You can extract trajectories from the filter after running it: this gives a tree showing the ancestry of the particles remaining in the sample. To enable this, you must run with save_trajectories = TRUE, as this incurs a runtime cost.

ll <- dust_likelihood_run(filter, list(), save_trajectories = TRUE)
h <- dust_likelihood_last_trajectories(filter)

The trajectories will be an array with 3 dimensions representing (in turn) state, particle and time:

dim(h)
#> [1]   4 200  20

We can plot the trajectories of our incidence here:

matplot(d$time, t(dust_unpack_state(filter, h)$incidence), type = "l",
        lty = 1, col = "#00000044", ylim = c(0, 75),
        xlab = "Time", ylab = "Incidence")
points(cases ~ time, d, pch = 19, col = "red")

This model does not fit the data very well!
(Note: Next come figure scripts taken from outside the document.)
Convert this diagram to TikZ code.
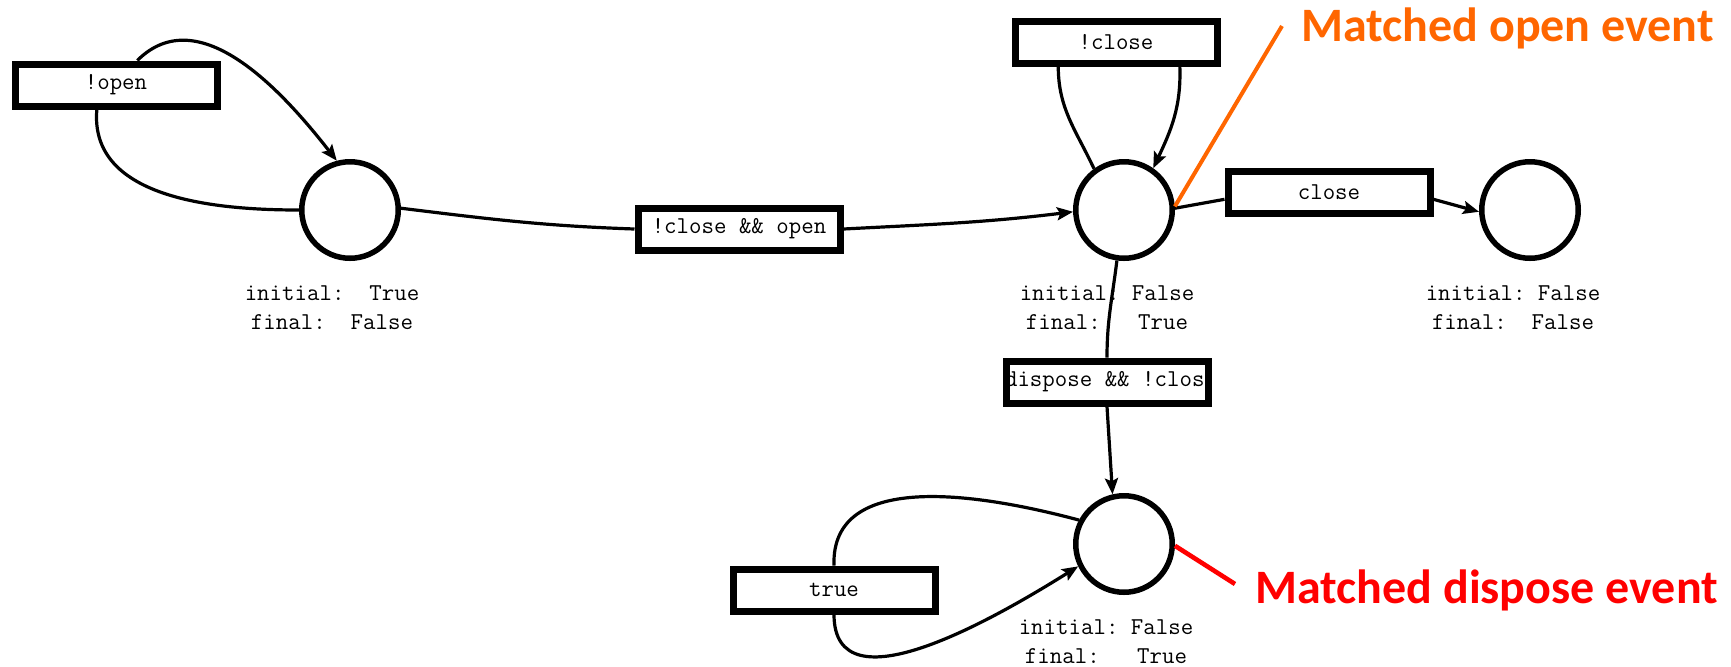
\documentclass[tikz,border=0pt]{standalone}
\usepackage{fontspec}
\usetikzlibrary{arrows.meta}
\newfontfamily\notef{Carlito}
\definecolor{noteorange}{RGB}{255,102,0}
\definecolor{notered}{RGB}{255,0,0}

\begin{document}
\begin{tikzpicture}[x=0.5pt,y=0.5pt,
  state/.style={circle,draw,line width=2.75pt,minimum size=48.25pt,inner sep=0pt},
  guard/.style={rectangle,draw,fill=white,line width=3.5pt,minimum width=101pt,
    minimum height=21pt,inner sep=0pt,font=\ttfamily\fontsize{12.1}{13}\selectfont},
  info/.style={align=center,inner sep=0pt,font=\ttfamily\fontsize{12.1}{14.5}\selectfont},
  edge/.style={line width=1.6pt},
  arr/.style={edge,-{Stealth[length=8pt,width=6.5pt,inset=1.5pt]}},
  note/.style={inner sep=0pt,font=\notef\bfseries\fontsize{24}{28}\selectfont},
]
\useasboundingbox (0,0) rectangle (1731,-666);

% states
\node[state] (c1) at (350,-210) {};
\node[state] (c2) at (1124,-210) {};
\node[state] (c3) at (1530,-210) {};
\node[state] (c4) at (1124,-544) {};

% state flags
\node[info] (l1) at (332,-308) {initial:\ \ True\\final:\ \ False};
\node[info] (l2) at (1107,-308) {initial:\ False\\final:\ \ \ True};
\node[info] (l3) at (1513,-308) {initial:\ False\\final:\ \ False};
\node[info] (l4) at (1106,-642) {initial:\ False\\final:\ \ \ True};

% transition guards
\node[guard] (op)  at (116,-85)   {!open};
\node[guard] (ab)  at (739,-229)  {!close \&\& open};
\node[guard] (nc)  at (1116,-42)  {!close};
\node[guard] (cl)  at (1329,-192) {close};
\node[guard, path picture={\node[font=\ttfamily\fontsize{12.1}{13}\selectfont] (dsptext)
    at ([xshift=2pt]path picture bounding box.center) {dispose \&\& !close};}] (dsp) at (1107,-382) {};
\node[guard] (tr)  at (834,-590)  {true};

% self loop on the initial state
\draw[edge] (c1.180) to[out=180,in=-95] (op.232);
\draw[arr] (op.49) to[out=45,in=128] (c1.105);

% initial -> open
\draw[edge] (c1.2) to[out=-7,in=178] (ab.west);
\draw[arr] (ab.east) to[out=3,in=187] (c2.182);

% self loop on the open state
\draw[edge] (c2.126) to[out=115,in=-90] (nc.203);
\draw[arr] (nc.339) to[out=-88,in=65] (c2.55);

% open -> closed
\draw[edge] (c2.2) -- (cl.184);
\draw[arr] (cl.-4) -- (c3.182);

% open -> disposed
\draw[edge] (c2.262) to[out=-97,in=90] (dsp.north);
\draw[arr] (dsp.south) -- (c4.103);

% self loop on the disposed state
\draw[edge] (c4.152) to[out=165,in=92] (tr.north);
\draw[arr] (tr.south) to[out=-90,in=212] (c4.206);

% annotations
\node[note, text=noteorange, anchor=base west] (mo) at (1301,-41) {Matched open event};
\coordinate (ot) at (1282,-26);
\draw[noteorange, line width=2pt] (ot) -- (c2.4);

\node[note, text=notered, anchor=base west] (md) at (1255,-603) {Matched dispose event};
\coordinate (rt) at (1235,-584);
\draw[notered, line width=2.3pt] (c4.-2) -- (rt);
\end{tikzpicture}
\end{document}
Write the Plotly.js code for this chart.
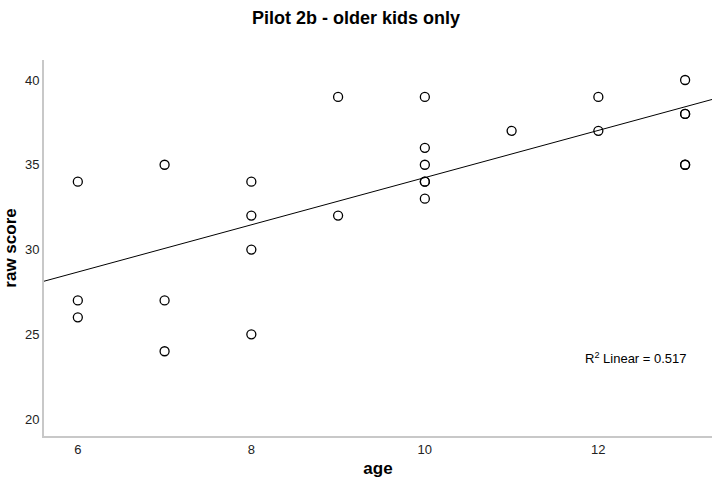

The points don’t lie close to the modelled trajectories. We also see everything before time ~10 reduced to a single particle’s trajectories, which will have the effect of increasing the variance.

If we found better parameters things would look much better. We just so happen to know that if beta is 1 and gamma 0.6 then the model will fit better:

pars <- list(beta = 1, gamma = 0.6)
ll <- dust_likelihood_run(filter, pars, save_trajectories = TRUE)
h <- dust_likelihood_last_trajectories(filter)
matplot(d$time, t(dust_unpack_state(filter, h)$incidence), type = "l",
        lty = 1, col = "#00000044", ylim = c(0, 75),
        xlab = "Time", ylab = "Incidence")
points(cases ~ time, d, pch = 19, col = "red")

As the model fit improves and the log-likelihood increases, the variance in that estimator will also decrease as the model struggles less to describe the data:

ll <- replicate(100, dust_likelihood_run(filter, pars))
mean(ll)
#> [1] -80.72078
var(ll)
#> [1] 1.932347

Moving from the poor-fitting parameters to the better fitting ones is the process of inference, which will be the focus of most of the rest of this book.